From October 2012 through March, seizures totaled 2,169 pounds at San Ysidro and 1,730 pounds at Otay Mesa, giving San Diego 61 percent of the 6,364 pounds seized at Mexican border crossings. Much of the rest was found in Laredo, Texas; Nogales; and Calexico, Calif.
San Ysidro — unlike other busy border crossings — blends into a sprawl of 18 million people that includes Los Angeles, one of the nation's top distribution hubs. By contrast, El Paso is more than 600 miles from Dallas on a lonely highway with Border Patrol checkpoints.
Rush-hour comes weekday mornings, with thousands of motorists clogging Tijuana streets to approach 24 U.S.-bound inspection lanes on their way to school or work.
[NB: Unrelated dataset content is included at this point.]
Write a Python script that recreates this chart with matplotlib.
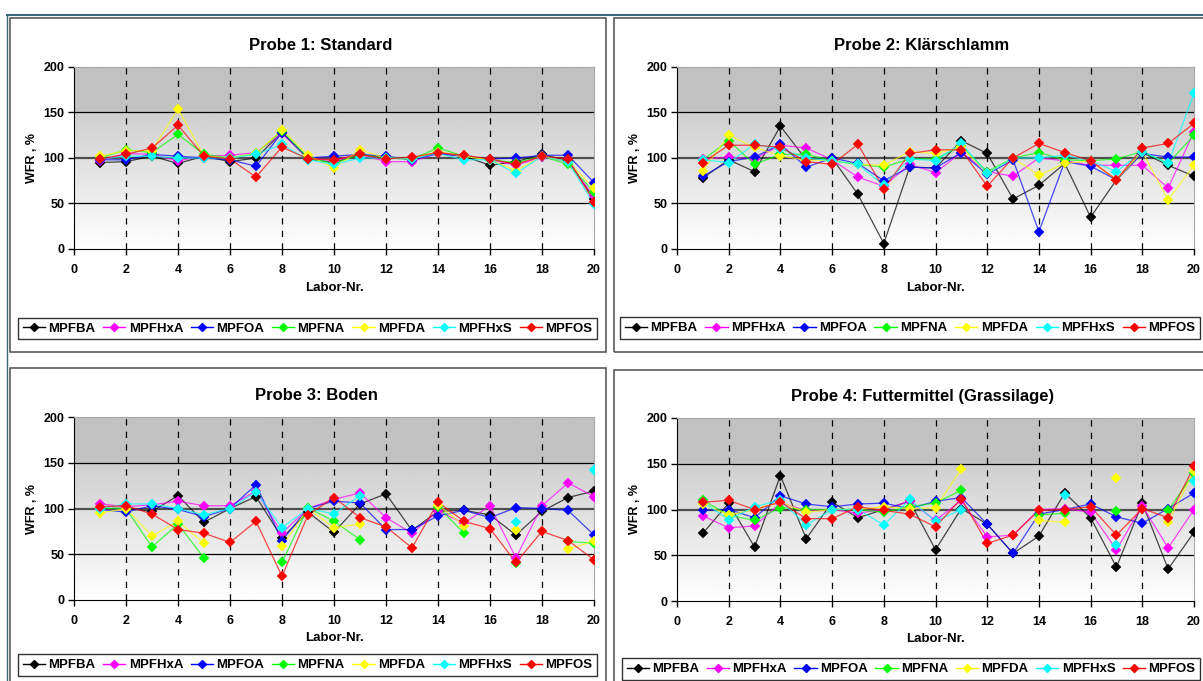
import numpy as np
import matplotlib
matplotlib.use("Agg")
import matplotlib.pyplot as plt
from matplotlib.lines import Line2D
from matplotlib.patches import Rectangle

plt.rcParams["font.family"] = ["Liberation Sans", "DejaVu Sans"]
plt.rcParams["font.weight"] = "bold"

nan = np.nan

# =========================
# DATA
# =========================

labs = list(range(1, 21))
substances = ["MPFBA", "MPFHxA", "MPFOA", "MPFNA", "MPFDA", "MPFHxS", "MPFOS"]
colors = ["#000000", "#ff00ff", "#0000ff", "#00ff00", "#ffff00", "#00ffff", "#ff0000"]
titles = ["Probe 1: Standard", "Probe 2: Klärschlamm", "Probe 3: Boden",
          "Probe 4: Futtermittel (Grassilage)"]

probe1 = [
    [95, 96, 102, 94, 102, 96, 100, 128, 99, 95, 104, 100, 99, 105, 102, 92, 96, 104, 97, 55],
    [97, 105, 104, 97, 102, 103, 106, 127, 100, 97, 104, 96, 96, 105, 102, 98, 92, 101, 96, 58],
    [98, 98, 104, 102, 100, 98, 91, 128, 100, 102, 104, 102, 98, 105, 102, 99, 100, 103, 103, 73],
    [100, 109, 106, 126, 104, 100, 105, 130, 100, 94, 104, 100, 99, 111, 102, 98, 95, 102, 93, 63],
    [102, 108, 108, 154, 102, 100, 105, 131, 103, 89, 109, 100, 99, 107, 102, 98, 86, 102, 96, 67],
    [99, 102, 102, 100, 100, 100, 104, 115, 98, 93, 100, 100, 99, 105, 98, 98, 83, 102, 96, 49],
    [99, 104, 111, 136, 102, 99, 79, 112, 99, 98, 104, 99, 101, 106, 103, 99, 93, 102, 99, 52],
]

probe2 = [
    [78, 98, 85, 135, 98, 100, 60, 6, 90, 89, 119, 105, 55, 70, 94, 35, 76, 106, 92, 80],
    [99, 101, 99, 114, 111, 98, 79, 69, 93, 84, 106, 85, 80, 100, 97, 92, 92, 92, 67, 129],
    [80, 96, 101, 115, 90, 100, 94, 75, 90, 89, 106, 82, 98, 19, 96, 91, 76, 105, 101, 101],
    [98, 119, 93, 104, 104, 97, 93, 90, 99, 99, 113, 85, 100, 106, 98, 97, 99, 107, 94, 125],
    [86, 125, 112, 102, 98, 97, 93, 92, 107, 105, 112, 83, 100, 81, 94, 97, 76, 107, 54, 92],
    [98, 95, 115, 110, 100, 97, 93, 70, 99, 97, 116, 83, 100, 100, 103, 97, 85, 107, 94, 171],
    [95, 114, 114, 112, 96, 93, 115, 66, 105, 109, 109, 69, 100, 116, 106, 97, 76, 111, 116, 138],
]

probe3 = [
    [100, 100, 97, 114, 85, 100, 113, 68, 96, 74, 105, 116, 76, 97, 98, 93, 71, 97, 112, 119],
    [105, 102, 104, 108, 103, 103, 119, 73, 100, 110, 117, 90, 73, 97, 84, 103, 46, 103, 128, 113],
    [99, 96, 103, 99, 91, 100, 126, 65, 100, 108, 106, 77, 77, 92, 98, 90, 101, 100, 98, 71],
    [100, 100, 58, 83, 46, nan, nan, 41, 101, 86, 66, nan, nan, 102, 73, nan, 40, nan, 64, 62],
    [95, 100, 70, 86, 62, nan, nan, 59, 100, 79, 83, nan, nan, 104, 81, nan, 76, nan, 56, 64],
    [100, 105, 105, 100, 93, 100, 118, 79, 100, 94, 114, nan, nan, nan, nan, nan, 85, nan, nan, 142],
    [102, 103, 94, 77, 73, 63, 86, 26, 93, 112, 90, 80, 57, 107, 86, 78, 41, 75, 65, 44],
]

probe4 = [
    [74, 107, 59, 137, 68, 108, 91, 100, 109, 56, 101, 84, 52, 71, 118, 91, 37, 107, 35, 75],
    [93, 80, 82, 107, 99, 100, 96, 100, 109, 88, 110, 70, 72, 100, 101, 97, 56, 104, 58, 100],
    [99, 100, 91, 115, 106, 103, 106, 107, 101, 109, 113, 84, 52, 95, 100, 106, 92, 85, 101, 118],
    [110, 94, 88, 102, 100, 100, 100, 97, 103, 107, 121, nan, nan, 94, 96, nan, 98, nan, 99, 140],
    [106, 94, 100, 108, 97, 100, 100, 103, 101, 102, 144, nan, nan, 88, 86, nan, 134, nan, 86, 142],
    [108, 89, 103, 110, 83, 100, 100, 83, 111, 87, 100, nan, nan, nan, 116, nan, 61, nan, nan, 131],
    [108, 110, 100, 108, 90, 90, 103, 99, 95, 81, 112, 63, 72, 99, 100, 103, 72, 101, 91, 147],
]

probes = [probe1, probe2, probe3, probe4]

# =========================
# LAYOUT (pixels)
# =========================

W, H = 1203, 681
fig = plt.figure(figsize=(W / 100, H / 100), dpi=100)


def fx(x):
    return x / W


def fy(y):
    return 1 - y / H


# panel frame, plot area, title pos, xlabel y, legend box
panels = [
    dict(box=(10, 18, 606, 352), ax=(74, 67, 594, 249), title=(321, 45), xlab=288, leg=(18, 315, 597, 342)),
    dict(box=(614, 18, 1215, 352), ax=(677, 67, 1194, 249), title=(922, 45), xlab=288, leg=(620, 314, 1200, 342)),
    dict(box=(10, 368, 606, 700), ax=(74, 417, 594, 600), title=(316, 396), xlab=638, leg=(18, 651, 597, 679)),
    dict(box=(614, 370, 1215, 700), ax=(677, 418, 1194, 601), title=(923, 396), xlab=639, leg=(622, 655, 1200, 683)),
]

# outer sheet lines
fig.add_artist(Line2D([fx(7), 1], [fy(15), fy(15)], color="#3c6878", lw=1.5))
fig.add_artist(Line2D([fx(7), fx(7)], [fy(15), 0], color="#3c6878", lw=1.0))

# background gradient: flat grey band above 150, fading to white below
rows = np.arange(200)[::-1] + 0.5
grad = np.where(rows[:, None] >= 150, 0.76, 1.0 - (rows[:, None] / 150) * 0.19) * np.ones((1, 2))

for p, data, title in zip(panels, probes, titles):
    bx0, by0, bx1, by1 = p["box"]
    fig.add_artist(Rectangle((fx(bx0), fy(by1)), fx(bx1 - bx0), (by1 - by0) / H,
                             fill=False, edgecolor="#5a5a5a", lw=1.2))

    x0, y0, x1, y1 = p["ax"]
    ax = fig.add_axes([fx(x0), fy(y1), fx(x1 - x0), (y1 - y0) / H])
    ax.imshow(grad, extent=[0, 20, 0, 200], aspect="auto", cmap="gray",
              vmin=0, vmax=1, zorder=0, interpolation="bilinear")

    for yv in [50, 150]:
        ax.axhline(yv, color="black", lw=0.9, zorder=1)
    ax.axhline(100, color="#505050", lw=1.6, zorder=1)
    for xv in range(2, 20, 2):
        ax.axvline(xv, color="black", lw=0.9, dashes=(5, 5), zorder=1)

    for vals, c in zip(data, colors):
        ax.plot(labs, vals, color=c, lw=0.9, alpha=0.7, zorder=2)
        ax.plot(labs, vals, ls="none", marker="D", ms=4.8, mfc=c, mec=c, mew=0.3, zorder=3)

    ax.set_xlim(0, 20)
    ax.set_ylim(0, 200)
    ax.set_xticks(range(0, 21, 2))
    ax.set_yticks(range(0, 201, 50))
    ax.tick_params(direction="out", length=4, width=1, labelsize=9, pad=7, colors="black")
    ax.tick_params(axis="y", pad=3)
    for lab in ax.get_xticklabels() + ax.get_yticklabels():
        lab.set_fontweight("bold")
    ax.spines["left"].set_color("black")
    ax.spines["bottom"].set_color("black")
    ax.spines["top"].set_color("#a8a8a8")
    ax.spines["right"].set_color("#a8a8a8")
    ax.set_ylabel("WFR , %", fontsize=9, fontweight="bold", labelpad=4)

    fig.text(fx(p["title"][0]), fy(p["title"][1]), title, ha="center", va="center",
             fontsize=12, fontweight="bold")
    fig.text(fx((x0 + x1) / 2), fy(p["xlab"]), "Labor-Nr.", ha="center", va="center",
             fontsize=9.5, fontweight="bold")

    handles = [Line2D([], [], color=c, lw=1, marker="D", ms=4, mfc=c, mec=c) for c in colors]
    lx0, ly0, lx1, ly1 = p["leg"]
    leg = fig.legend(handles, substances, loc="center", ncol=7,
                     bbox_to_anchor=(fx(lx0), fy(ly1), fx(lx1 - lx0), (ly1 - ly0) / H),
                     mode="expand", frameon=True, fancybox=False, fontsize=9.5,
                     handlelength=1.7, handletextpad=0.25, columnspacing=0.4,
                     borderpad=0.35, borderaxespad=0)
    leg.get_frame().set_edgecolor("black")
    leg.get_frame().set_linewidth(1.0)
    for t in leg.get_texts():
        t.set_fontweight("bold")

fig.savefig("out.png", dpi=100)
Vendors weave between cars, hawking cappuccinos, burritos, newspapers and trinkets.
A $732 million expansion that has created even longer delays may offer an extra incentive for smugglers who bet that inspectors will move people quickly to avoid criticism for hampering commerce and travel, said Joe Garcia, assistant special agent in charge of ICE investigations in San Diego.
Children are caught with methamphetamine strapped to their bodies several times a week — an "alarming increase," according to Garcia. They are typically paid $50 to $200 for each trip, carrying 3 pounds on average.
Drivers, who collect up to $2,000 per trip, conceal methamphetamine in bumpers, batteries, radiators and almost any other crevice imaginable. Packaging is smothered with mustard, baby powder and laundry detergent to fool drug-sniffing dogs.